Friday, May 27, 2011

Friday Field Trip: Mollie Kathleen 1

Hubster and I went to Cripple Creek for an overnight on Tuesday. The weather was NOT conducive to picture taking. I'm talking snow, cold, and gloomy skies. But on Wednesday, things were better, and on our drive home, we stopped to tour the Mollie Kathleen mine. The tour takes you down 1000 feet. This week, we'll look at what it was like down there, and next week, I'll share some of the pictures from up top.

There were 5 of us plus a guide on the tour. We barely squeezed into a cage that was supposed to hold 8 miners for the descent to 1000 feet. Those guys must have been small. Small wonder they posted this sign at the top:

Down below, we were given demonstrations of tools and mining methods, and how they progressed with time. The tunnels were dimly lit, but our guide would show us the reality by turning of the "tourist" lighting, leaving us to see what the miners had to deal with. Between the dark and the noise of the jackhammers and drills, working conditions would hardly pass today's standards. (They used to use burros to do the work, and they lived their entire lives in the mine until regulations said they had to be brought topside once a day. The cost was prohibitive, so they simply brought them up and released them, leaving men to do what the burros had done. They had a car loaded with its "normal" load of a ton of ore. A burro could pull 2. Neither of the men brave enough to try could move it more than a few inches.

So -- these are some views from inside the mine:

This was how the foreman got around:

Cripple Creek ore is purple: this is a vein discovered not that long ago, although it's not cost effective to mine it.

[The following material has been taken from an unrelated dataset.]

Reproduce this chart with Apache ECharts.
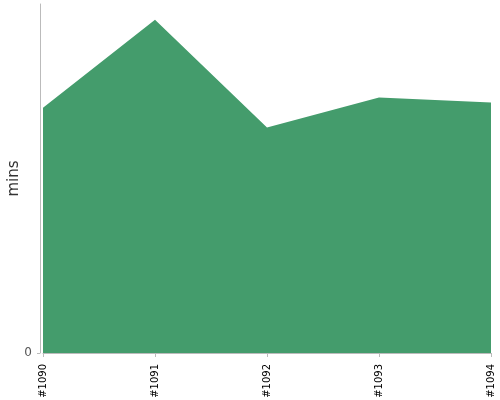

When we got back up, we wandered around and took pictures of some of the equipment and vistas. Those will be my field trip next Friday. And don't forget to leave a comment on Sarah Grimm's Tuesday post for a chance to win her book! Have a great weekend.


Elizabeth Spann Craig/Riley Adams said...

Sounds fascinating--but I'm claustrophobic! Thanks for letting me experience your trip from a safe distance! :)

Wynter Daniels said...

Ha! Love the sign. I think I'd be too claustrophobic to go down into a mine shaft. Glad you took pictures so I can experience it vicariously;-)

Terry Odell said...

Elizabeth and Wynter -- sounds like you should get together. In reality, once down below, there was plenty of light, space, and air, but you probably wouldn't have enjoyed the 2 minute descent in the cramped elevator, where it was dark.

Karen said...

I can't imagine how the men were able to stand being down there for long periods of time. Thanks for sharing some of the history and the great pictures.